If you have an immigrant ancestor who did not become a U.S. citizen prior to 1940, then you may find a search for an alien registration record worth your time. The Alien Registration Act of 1940 (also known as the Smith Act) required all non-citizens 14 years of age or older to register at their local Post Office or INS office (now the USCIS, or U.S. Citizenship & Immigration Service) beginning in June 1940. A great deal of information of interest to family historians was collected, including full names, place and date of birth, date and port of arrival to the U.S., whether the alien ever applied for citizenship; the names of parents, spouse and children in the U.S., and even a fingerprint! More than 4 million alien residents were registered during the first year of the program.

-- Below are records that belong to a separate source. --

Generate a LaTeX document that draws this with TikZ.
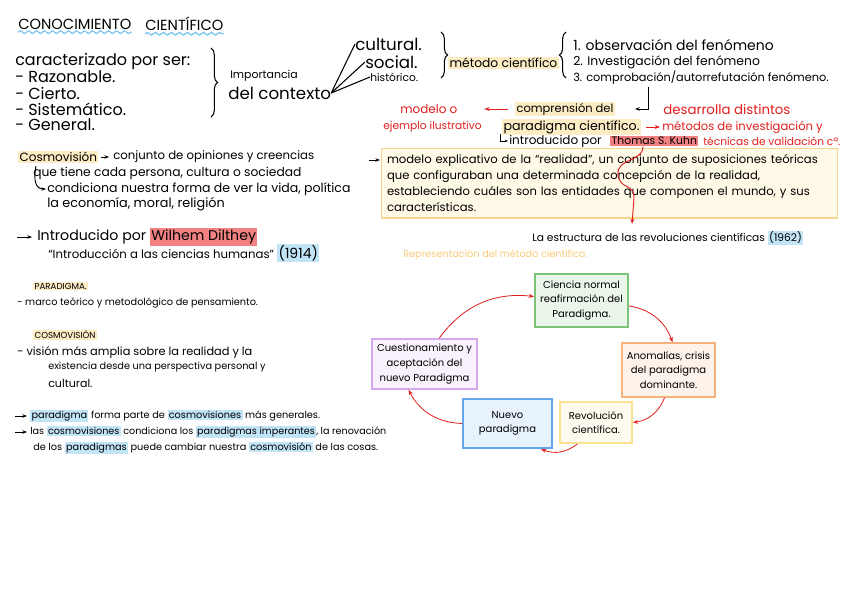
\documentclass[tikz,border=0pt]{standalone}
\usepackage{fontspec}
\setmainfont{Poppins}
\usetikzlibrary{positioning, arrows.meta, calc, decorations.pathreplacing, decorations.pathmorphing}

\definecolor{notered}{RGB}{226, 30, 30}
\definecolor{hlyellow}{RGB}{252, 236, 196}
\definecolor{hlblue}{RGB}{194, 228, 247}
\definecolor{hlred}{RGB}{242, 130, 130}
\definecolor{wavyblue}{RGB}{120, 196, 238}
\definecolor{boxfill}{RGB}{255, 250, 232}
\definecolor{boxline}{RGB}{246, 214, 140}
\definecolor{softorange}{RGB}{248, 204, 120}
\definecolor{stgreen}{RGB}{124, 196, 120}
\definecolor{storange}{RGB}{246, 178, 122}
\definecolor{styellow}{RGB}{250, 226, 145}
\definecolor{stblue}{RGB}{100, 165, 240}
\definecolor{stpurple}{RGB}{214, 168, 240}

\newcommand{\hly}[1]{{\setlength{\fboxsep}{1pt}\colorbox{hlyellow}{#1}}}
\newcommand{\hlb}[1]{{\setlength{\fboxsep}{1pt}\colorbox{hlblue}{#1}}}
\newcommand{\hlr}[1]{{\setlength{\fboxsep}{1pt}\colorbox{hlred}{#1}}}

\tikzset{
  txt/.style={anchor=west, inner sep=0pt, font=\fontsize{#1}{13}\selectfont},
  txt/.default=10,
  arr/.style={-{Stealth[length=3.5pt]}, line width=0.7pt},
  redarr/.style={-{Stealth[length=4pt]}, notered, line width=0.7pt},
  cycarr/.style={-{Stealth[length=4pt]}, notered, line width=0.6pt, bend left=30},
  curly/.style={decorate, decoration={brace, amplitude=5pt}, line width=0.8pt},
  wavy/.style={wavyblue, line width=0.9pt, decorate, decoration={snake, amplitude=1pt, segment length=6pt}},
  stage/.style={draw=#1, fill=#1!15, line width=1.2pt, align=center, inner sep=2pt, font=\fontsize{7.5}{11}\selectfont},
}

\begin{document}
\begin{tikzpicture}[x=0.75pt, y=-0.75pt]
  \fill[white] (0,0) rectangle (848,599);
  \useasboundingbox (0,0) rectangle (848,599);

  % title
  \node[txt=11] (title1) at (18,24) {CONOCIMIENTO};
  \node[txt=11] (title2) at (145,24) {CIENTÍFICO};
  \draw[wavy] ([yshift=-2pt]title1.south west) -- ([yshift=-2pt]title1.south east);
  \draw[wavy] ([yshift=-2pt]title2.south west) -- ([yshift=-2pt]title2.south east);

  % caracteristicas
  \node[txt=12] (carac) at (15,61) {caracterizado por ser:};
  \node[txt=12] (razon) at (15,77) {- Razonable.};
  \node[txt=12] (cierto) at (15,93) {- Cierto.};
  \node[txt=12] (sistem) at (15,109) {- Sistemático.};
  \node[txt=12] (general) at (15,125) {- General.};
  \draw[curly] (211,48) -- (211,117);

  \node[txt=8.2] (import) at (230,76) {Importancia};
  \node[txt=12.5] (ctx) at (228,93) {del contexto};
  \node[txt=12.5] (cult) at (355,44) {cultural.};
  \node[txt=12.5] (soc) at (365,62) {social.};
  \node[txt=8] (hist) at (370,77) {histórico.};
  \draw[line width=0.8pt] (ctx.east) -- (cult.west);
  \draw[line width=0.8pt] (ctx.east) -- (soc.west);
  \draw[line width=0.8pt] (ctx.east) -- (hist.west);

  % metodo cientifico
  \draw[curly] (441,32) -- (441,78);
  \node[txt=9.2] (metodo) at (448,63) {\hly{método científico}};
  \draw[curly] (566,78) -- (566,32);
  \node[txt=10.5] (obs) at (573,45) {1. observación del fenómeno};
  \node[txt=9.3] (inv) at (573,62) {2. Investigación del fenómeno};
  \node[txt=8.5] (comprob) at (573,78) {3. comprobación/autorrefutación fenómeno.};

  % paradigma cientifico
  \node[txt=9, text=notered] (modelo) at (400,109) {modelo o};
  \node[txt=8, text=notered] (ejemplo) at (383,127) {ejemplo ilustrativo};
  \node[txt=8.6] (compr) at (515,109) {\hly{comprensión del}};
  \node[txt=9.5] (parad) at (502,127) {\hly{paradigma científico.}};
  \node[txt=10, text=notered] (desarr) at (663,109) {desarrolla distintos};
  \node[txt=8.7, text=notered] (metodos) at (662,127) {métodos de investigación y};
  \node[txt=9] (intro) at (509,141) {introducido por};
  \node[txt=8.1] (kuhn) at (610,141) {\hlr{Thomas S. Kuhn}};
  \node[txt=8, text=notered] (tecnicas) at (703,141) {técnicas de validación cª.};
  \draw[redarr, shorten >=20pt, shorten <=5pt] (compr.west) -- (modelo.east);
  \draw[redarr, shorten >=1.5pt, shorten <=4pt] (parad.east) -- (metodos.west);
  \draw[arr] ($(comprob.south west)+(75,2)$) |- ($(compr.east)+(20,0)$);
  \draw[-{Stealth[length=2.5pt]}, line width=0.6pt] ($(intro.west)+(-9,-7)$) |- ($(intro.west)+(-1,0)$);

  \node[draw=boxline, fill=boxfill, line width=1pt, anchor=north west, text width=334pt,
        minimum height=52pt, inner xsep=4pt, inner ysep=3pt, align=left,
        font=\fontsize{8.7}{12}\selectfont] (defbox) at (381,148)
    {modelo explicativo de la “realidad”, un conjunto de suposiciones teóricas\\
     que configuraban una determinada concepción de la realidad,\\
     estableciendo cuáles son las entidades que componen el mundo, y sus\\
     características.};
  \draw[arr] ($(defbox.north west)+(-12,12)$) -- ($(defbox.north west)+(-1,12)$);

  \node[txt=8] (estr) at (532,238) {La estructura de las revoluciones científicas \hlb{(1962)}};
  \coordinate (estrtip) at (632,224);
  \draw[redarr] ($(kuhn.south west)+(33,0)$) .. controls (643,162) and (616,158) .. (618,175)
    .. controls (620,190) and (634,183) .. (634,198) -- (estrtip);
  \node[txt=7.3, text=softorange] (repr) at (403,255) {Representación del método científico.};

  % cosmovision
  \node[txt=9] (cosmo) at (18,157) {\hly{Cosmovisión}};
  \node[txt=8.8] (conj) at (113,157) {conjunto de opiniones y creencias};
  \draw[arr, shorten <=2pt, shorten >=3pt] (cosmo.east) -- (conj.west);
  \node[txt=9.2] (cada) at (33,173) {que tiene cada persona, cultura o sociedad};
  \node[txt=9.4] (cond) at (47,189) {condiciona nuestra forma de ver la vida, política};
  \node[txt=9.6] (econ) at (47,204) {la economía, moral, religión};
  \draw[arr] ($(cada.west)+(3,-7)$) .. controls ($(cada.west)+(0,8)$) and ($(cond.west)+(-11,0)$) .. ($(cond.west)+(-1,0)$);

  \node[txt=10.6] (introd) at (37,237) {Introducido por \hlr{Wilhem Dilthey}};
  \draw[arr] ($(introd.west)+(-20,0)$) -- ($(introd.west)+(-5,0)$);
  \node[txt=8.8] (libro) at (48,253) {“Introducción a las ciencias humanas” \hlb{\fontsize{10.5}{13}\selectfont(1914)}};

  % definiciones
  \node[txt=6.5] (pardef) at (33,286) {\hly{PARADIGMA.}};
  \node[txt=7.3] (marco) at (17,303) {- marco teórico y metodológico de pensamiento.};
  \node[txt=6.5] (cosdef) at (33,335) {\hly{COSMOVISIÓN}};
  \node[txt=8.5] (vision1) at (17,352) {- visión más amplia sobre la realidad y la};
  \node[txt=7.3] (vision2) at (48,367) {existencia desde una perspectiva personal y};
  \node[txt=8.3] (vision3) at (48,383) {cultural.};

  \node[txt=7.3] (rel1) at (30,416) {\hlb{paradigma} forma parte de \hlb{cosmovisiones} más generales.};
  \node[txt=7.2] (rel2) at (30,432) {las \hlb{cosmovisiones} condiciona los \hlb{paradigmas imperantes}, la renovación};
  \node[txt=7.3] (rel3) at (33,448) {de los \hlb{paradigmas} puede cambiar nuestra \hlb{cosmovisión} de las cosas.};
  \draw[arr] ($(rel1.west)+(-15,0)$) -- ($(rel1.west)+(-3,0)$);
  \draw[arr] ($(rel2.west)+(-15,0)$) -- ($(rel2.west)+(-3,0)$);

  % ciclo
  \node[stage=stgreen, minimum width=70pt, minimum height=40pt] (normal) at (581.5,300.5)
    {Ciencia normal\\reafirmación del\\Paradigma.};
  \node[stage=storange, minimum width=70pt, minimum height=40.5pt] (anomal) at (668.5,370)
    {Anomalías, crisis\\del paradigma\\dominante.};
  \node[stage=styellow, minimum width=54pt, minimum height=31pt] (revol) at (596,422.5)
    {Revolución\\científica.};
  \node[stage=stblue, minimum width=67pt, minimum height=37pt] (nuevo) at (507.5,423.5)
    {Nuevo\\paradigma};
  \node[stage=stpurple, minimum width=79pt, minimum height=37.5pt] (cuest) at (424.5,364)
    {Cuestionamiento y\\aceptación del\\nuevo Paradigma};
  \draw[cycarr] ([xshift=11pt]cuest.north) to ([yshift=3pt]normal.west);
  \draw[cycarr] ([yshift=-4pt]normal.east) to ([xshift=3pt]anomal.north);
  \draw[cycarr] ([xshift=-3pt]anomal.south) to (revol.east);
  \draw[cycarr] ([xshift=-14pt]revol.south) to ([xshift=-9pt]nuevo.south east);
  \draw[cycarr] (nuevo.west) to ([xshift=-12pt]cuest.south);
\end{tikzpicture}
\end{document}
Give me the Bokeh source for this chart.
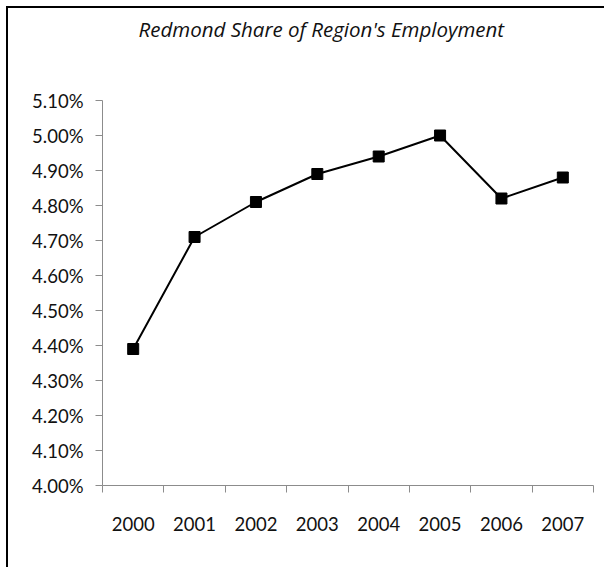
from bokeh.plotting import figure
from bokeh.models import Range1d, FixedTicker, LinearAxis, PrintfTickFormatter
from bokeh.embed import file_html
from bokeh.resources import INLINE

# Redmond's share of regional employment, percent
years = ["2000", "2001", "2002", "2003", "2004", "2005", "2006", "2007"]
share = [4.39, 4.71, 4.81, 4.89, 4.94, 5.00, 4.82, 4.88]
y_ticks = [4.00, 4.10, 4.20, 4.30, 4.40, 4.50, 4.60, 4.70, 4.80, 4.90, 5.00, 5.10]
title_text = "Redmond Share of Region's Employment"

FONT = "Lato"
GRID = "#b4b4b4"
AXIS = "#8c8c8c"

# one unit per year; points sit in the middle of each slot
x_pos = [i + 0.5 for i in range(len(years))]
boundaries = list(range(len(years) + 1))

p = figure(width=604, height=567,
           x_range=Range1d(0, len(years)),
           y_range=Range1d(y_ticks[0], y_ticks[-1]),
           output_backend="svg", toolbar_location=None,
           x_axis_type=None, y_axis_type=None,
           min_border_left=102, min_border_right=11,
           min_border_top=100, min_border_bottom=82)
p.outline_line_color = None
p.background_fill_color = "white"
p.border_fill_color = None

# chart box: left and top rules painted behind the transparent border area
p.styles = {"background-color": "white",
            "box-shadow": "inset 6px 6px 0 0 #ffffff, inset 8px 8px 0 0 #000000"}

# title at the top of the box
p.title.text = title_text
p.title.align = "left"
p.title.offset = 36
p.title.vertical_align = "top"
p.title.text_font = "Open Sans"
p.title.text_font_style = "italic"
p.title.text_font_size = "20.5px"
p.title.text_color = "#111111"
p.title.standoff = 20

# empty band between the title and the plotting area
spacer = LinearAxis(ticker=FixedTicker(ticks=[len(years) / 2]),
                    major_label_overrides={len(years) / 2: " "})
spacer.axis_line_color = None
spacer.major_tick_line_color = None
spacer.minor_tick_line_color = None
spacer.major_tick_out = 42
spacer.major_tick_in = 0
spacer.major_label_standoff = 0
spacer.major_label_text_font_size = "1px"
spacer.major_label_text_color = "white"
p.add_layout(spacer, "above")

# y axis with percent labels
yaxis = LinearAxis(ticker=FixedTicker(ticks=y_ticks),
                   formatter=PrintfTickFormatter(format="%.2f%%"))
yaxis.axis_line_color = AXIS
yaxis.major_tick_line_color = AXIS
yaxis.major_tick_out = 7
yaxis.major_tick_in = 0
yaxis.minor_tick_line_color = None
yaxis.major_label_standoff = 12
yaxis.major_label_text_font = FONT
yaxis.major_label_text_font_size = "18.5px"
yaxis.major_label_text_color = "#111111"
p.add_layout(yaxis, "left")

# x axis: year labels centred in slots, tick marks on slot boundaries
xaxis = LinearAxis(ticker=FixedTicker(ticks=x_pos, minor_ticks=boundaries),
                   major_label_overrides={x: y for x, y in zip(x_pos, years)})
xaxis.axis_line_color = AXIS
xaxis.major_tick_line_color = None
xaxis.major_tick_out = 0
xaxis.major_tick_in = 0
xaxis.minor_tick_line_color = AXIS
xaxis.minor_tick_out = 7
xaxis.minor_tick_in = 0
xaxis.major_label_standoff = 24
xaxis.major_label_text_font = FONT
xaxis.major_label_text_font_size = "18.5px"
xaxis.major_label_text_color = "#111111"
p.add_layout(xaxis, "below")

# horizontal gridlines
p.ygrid.ticker = FixedTicker(ticks=y_ticks)
p.ygrid.grid_line_color = GRID
p.ygrid.grid_line_width = 1
p.xgrid.visible = False

# series
p.line(x_pos, share, line_color="black", line_width=2)
p.scatter(x_pos, share, marker="square", size=11,
          fill_color="black", line_color="black")

open("out.html", "w").write(file_html(p, INLINE))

Alien Registration records for the WWII period of 1940-1944 were microfilmed by the INS (USCIS) for their internal use, but copies can be obtained through an online request with the USCIS Genealogy Service. If the immigrant's date of birth is less than 100 years prior to the date of this request, you must provide documentary evidence showing the immigrant is deceased. Most record requests are fulfilled within a maximum of 90 days.
Alien registration also occurred in the United States during 1917 and 1918, following the onset of World War I. Unfortunately, many of these records have been destroyed through the years, but a number of scattered records are held in state archives and other repositories across the United States. Some WWI alien registration records can be found indexed online, including those for Kansas; Phoenix, Arizona; and St. Paul, Minnesota. FamilySearch has an index and images for San Francisco (California) World War I Enemy Alien Registration Affidavits. Other alien registration records are available in offline repositories, such as the 1918 Minnesota Alien Registration records at the Iron Range Research Center in Chisholm, MN.
The United States was not the only country to undertake registration of its alien residents during wartime. Alien registration records of non-British subjects in Australia was required between 1916 and 1926, and again between 1939 and 1971. Many of these records are available in the online Record Search feature of the National Archives of Australia. A small sampling (600 out of tens of thousands of aliens resident in London since 1914 can also be viewed online from the UK National Archives.